Below are some definitions that speak to my notions of educational development and educational developer. These resonate with my values and what I strive to achieve through my work. Note: I use the terms educational developer, faculty developer and academic developer interchangeably.
Educational development: “The profession dedicated to helping colleges and universities function effectively as teaching and learning communities.” (Felten, Kalish, Pingree, & Plank, 2007, p.93)

Educational developer: “…an academic developer is any person who has a role in which they are explicitly expected to work with academics to assist them to reflect upon their academic role in relation to teaching, research, scholarship, leadership, funding applications and supervision of students. An academic developer may also work at a departmental/institutional level in a developmental role.” (Fraser, 1999, p. 90)

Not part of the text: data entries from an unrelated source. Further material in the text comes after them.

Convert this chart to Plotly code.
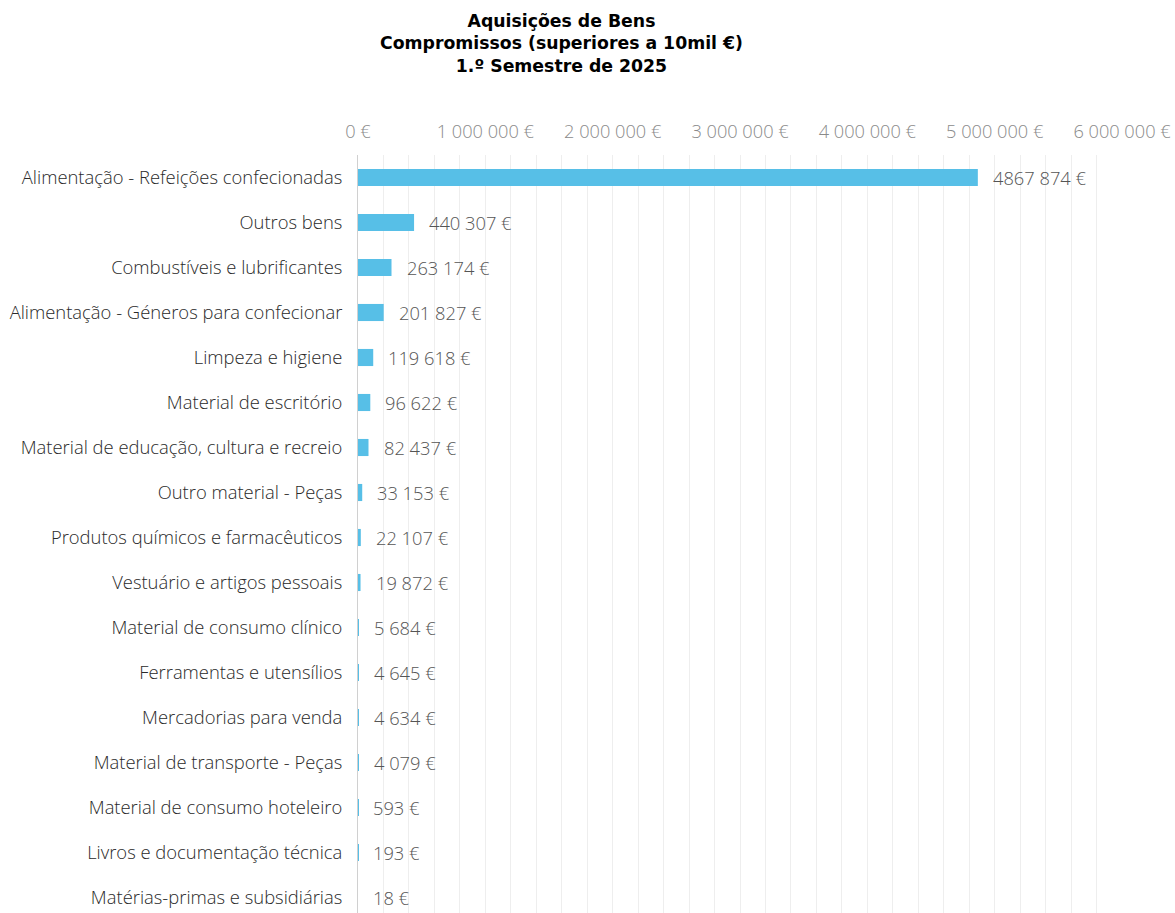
import plotly.graph_objects as go

categories = [
    "Alimentação - Refeições confecionadas",
    "Outros bens",
    "Combustíveis e lubrificantes",
    "Alimentação - Géneros para confecionar",
    "Limpeza e higiene",
    "Material de escritório",
    "Material de educação, cultura e recreio",
    "Outro material - Peças",
    "Produtos químicos e farmacêuticos",
    "Vestuário e artigos pessoais",
    "Material de consumo clínico",
    "Ferramentas e utensílios",
    "Mercadorias para venda",
    "Material de transporte - Peças",
    "Material de consumo hoteleiro",
    "Livros e documentação técnica",
    "Matérias-primas e subsidiárias",
]
values = [4867874, 440307, 263174, 201827, 119618, 96622, 82437, 33153,
          22107, 19872, 5684, 4645, 4634, 4079, 593, 193, 18]
value_labels = ["4867 874 €", "440 307 €", "263 174 €", "201 827 €", "119 618 €",
                "96 622 €", "82 437 €", "33 153 €", "22 107 €", "19 872 €",
                "5 684 €", "4 645 €", "4 634 €", "4 079 €", "593 €", "193 €", "18 €"]
tick_vals = [0, 1000000, 2000000, 3000000, 4000000, 5000000, 6000000]
tick_text = ["0 €", "1 000 000 €", "2 000 000 €", "3 000 000 €",
             "4 000 000 €", "5 000 000 €", "6 000 000 €"]
title_lines = ["Aquisições de Bens", "Compromissos (superiores a 10mil €)",
               "1.º Semestre de 2025"]

FONT = "Open Sans"
TITLE_FONT = "DejaVu Sans"

W, H = 1175, 913
ML, MR, MT, MB = 358, 53, 155, 0
plot_w = W - ML - MR
plot_h = H - MT - MB

fig = go.Figure()
fig.add_trace(go.Bar(
    y=categories, x=values, orientation="h",
    marker=dict(color="#57BFE7", line=dict(width=0)),
    width=0.38,
    hoverinfo="skip",
))

for c, v, t in zip(categories, values, value_labels):
    fig.add_annotation(x=v, y=c, text=t, xref="x", yref="y",
                       xanchor="left", yanchor="middle", xshift=13,
                       showarrow=False,
                       font=dict(family=FONT, size=18.3, color="#555555",
                                 weight=300))

fig.add_annotation(
    text="<br>".join(title_lines), xref="paper", yref="paper",
    x=(561 - ML) / plot_w, y=1 + (MT - 9) / plot_h,
    xanchor="center", yanchor="top", align="center", showarrow=False,
    font=dict(family=TITLE_FONT, size=17.3, color="#000000", weight="bold"),
)

fig.update_layout(
    width=W, height=H,
    margin=dict(l=ML, r=MR, t=MT, b=MB, autoexpand=False),
    paper_bgcolor="white", plot_bgcolor="white",
    showlegend=False,
    bargap=0.62,
    font=dict(family=FONT),
)

fig.update_xaxes(
    side="top", range=[0, 6000000], automargin=False,
    tickmode="array", tickvals=tick_vals, ticktext=tick_text,
    tickfont=dict(family=FONT, size=18.2, color="#8a8a8a", weight=300),
    showgrid=False, zeroline=False, showline=False,
    ticks="", ticklabelstandoff=12,
    minor=dict(tickmode="linear", tick0=0, dtick=200000, showgrid=True,
               gridcolor="#eeeeee", gridwidth=1, ticks=""),
)
fig.update_yaxes(
    categoryorder="array", categoryarray=categories, automargin=False,
    range=[-0.5 + plot_h / 45.0, -0.5],
    tickfont=dict(family=FONT, size=18.4, color="#2a2a2a", weight=300),
    showgrid=False, zeroline=False,
    showline=True, linecolor="#d0d0d0", linewidth=1,
    ticks="", ticklabelstandoff=11,
)

fig.write_html("out.html",
               config={"displayModeBar": False},
               post_script="document.body.style.margin='0';"
                           "document.body.style.overflow='hidden';")
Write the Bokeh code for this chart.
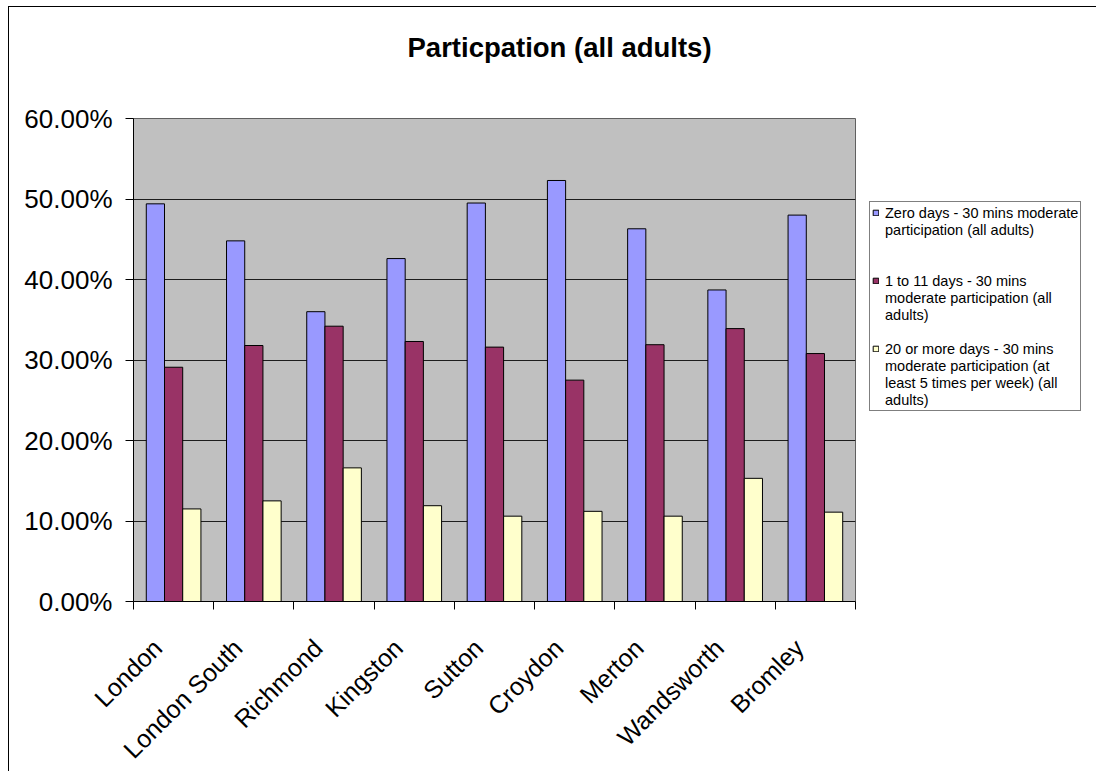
import math
from bokeh.plotting import figure
from bokeh.models import Legend, LegendItem, FixedTicker, NumeralTickFormatter, Range1d, Title
from bokeh.embed import file_html
from bokeh.resources import INLINE

categories = ["London", "London South", "Richmond", "Kingston", "Sutton",
              "Croydon", "Merton", "Wandsworth", "Bromley"]
zero_days = [0.494, 0.448, 0.360, 0.426, 0.495, 0.523, 0.463, 0.387, 0.480]
one_to_11_days = [0.291, 0.318, 0.342, 0.323, 0.316, 0.275, 0.319, 0.339, 0.308]
twenty_plus_days = [0.115, 0.125, 0.166, 0.119, 0.106, 0.112, 0.106, 0.153, 0.111]
# legend text, one list of lines per series (blank rows keep Excel's spacing)
series_label_lines = [
    ["Zero days - 30 mins moderate", "participation (all adults)", " ", " "],
    ["1 to 11 days - 30 mins", "moderate participation (all", "adults)", " "],
    ["20 or more days - 30 mins", "moderate participation (at",
     "least 5 times per week) (all", "adults)"],
]
series_colors = ["#9999FF", "#993366", "#FFFFCC"]
y_ticks = [0.0, 0.1, 0.2, 0.3, 0.4, 0.5, 0.6]
title_text = "Particpation (all adults)"

FONT = "Liberation Sans"

p = figure(frame_width=722, frame_height=483, output_backend="svg", toolbar_location=None,
           x_range=Range1d(0, len(categories)), y_range=Range1d(0, 0.6),
           min_border_left=124, min_border_right=20, min_border_top=111,
           min_border_bottom=170,
           background_fill_color="#C0C0C0", border_fill_color="white",
           outline_line_color="#606060",
           styles={"margin-left": "8px", "margin-top": "6px",
                   "border-left": "1px solid black", "border-top": "1px solid black"})

p.title.text = title_text
p.title.text_font = FONT
p.title.text_font_size = "27.5px"
p.title.text_font_style = "bold"
p.title.text_color = "black"
p.title.align = "left"
p.title.offset = 274
p.title.standoff = 10

# empty spacer between the title and the plot area
spacer = Title(text=" ", text_font_size="10px", standoff=38)
p.add_layout(spacer, "above")

series = [zero_days, one_to_11_days, twenty_plus_days]
offsets = [-0.227, 0.0, 0.227]
renderers = []
for vals, col, off in zip(series, series_colors, offsets):
    xs = [i + 0.5 + off for i in range(len(categories))]
    r = p.vbar(x=xs, top=vals, bottom=0, width=0.227, fill_color=col,
               line_color="black", line_width=1)
    renderers.append(r)

# invisible renderer used for continuation lines of the legend
blank = p.vbar(x=[], top=[], bottom=0, width=0.1, fill_alpha=0, line_alpha=0)

# y axis
yax = p.yaxis[0]
yax.ticker = FixedTicker(ticks=y_ticks, minor_ticks=[])
yax.formatter = NumeralTickFormatter(format="0.00%")
yax.major_tick_out = 8
yax.major_tick_in = 0
yax.major_label_standoff = 13
yax.major_label_text_font = FONT
yax.major_label_text_font_size = "26px"
yax.major_label_text_color = "black"
yax.axis_line_color = "black"
yax.major_tick_line_color = "black"

# x axis: labels slightly left of the category centre, ticks at the boundaries
label_pos = [i + 0.3 for i in range(len(categories))]
xax = p.xaxis[0]
xax.ticker = FixedTicker(ticks=label_pos, minor_ticks=list(range(len(categories) + 1)))
xax.major_label_overrides = {c: name for c, name in zip(label_pos, categories)}
xax.major_tick_line_color = None
xax.major_tick_out = 0
xax.major_tick_in = 0
xax.minor_tick_out = 8
xax.minor_tick_in = 0
xax.minor_tick_line_color = "black"
xax.axis_line_color = "black"
xax.major_label_orientation = math.pi / 4
xax.major_label_standoff = 34
xax.major_label_text_font = FONT
xax.major_label_text_font_size = "25px"
xax.major_label_text_color = "black"

p.xgrid.grid_line_color = None
p.ygrid.ticker = FixedTicker(ticks=y_ticks, minor_ticks=[])
p.ygrid.grid_line_color = "black"
p.ygrid.grid_line_alpha = 0.85

items = []
for lines, r in zip(series_label_lines, renderers):
    items.append(LegendItem(label=lines[0], renderers=[r]))
    for ln in lines[1:]:
        items.append(LegendItem(label=ln, renderers=[blank]))

legend = Legend(
    items=items,
    location=(14, 190),
    label_text_font=FONT, label_text_font_size="14.5px", label_text_color="black",
    label_height=17, label_text_baseline="middle",
    glyph_width=7, glyph_height=7, label_standoff=6, spacing=0,
    padding=2, margin=0,
    border_line_color="black", border_line_width=1,
    background_fill_color="white", background_fill_alpha=1.0,
)
p.add_layout(legend, "right")

open("out.html", "w").write(file_html(p, INLINE))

Note: In my opinion, academics include graduate students and staff who have a role in promoting teaching and learning, as well as faculty members.

Felten, P., Kalish, A., Pingree, A., & Plank, K. (2007). Toward a scholarship of teaching and learning in educational development. In D. Robertson & L. Nilson (Eds.), To Improve the Academy: Resources for Faculty, Instructional and Organizational Development, Vol 25 (pp. 93–108). San Francisco, CA: Jossey-Bass.

Fraser, K. (1999). Australasian academic developers: Entry into the profession and our own professional development. International Journal for Academic Development, 4(2), 89-101.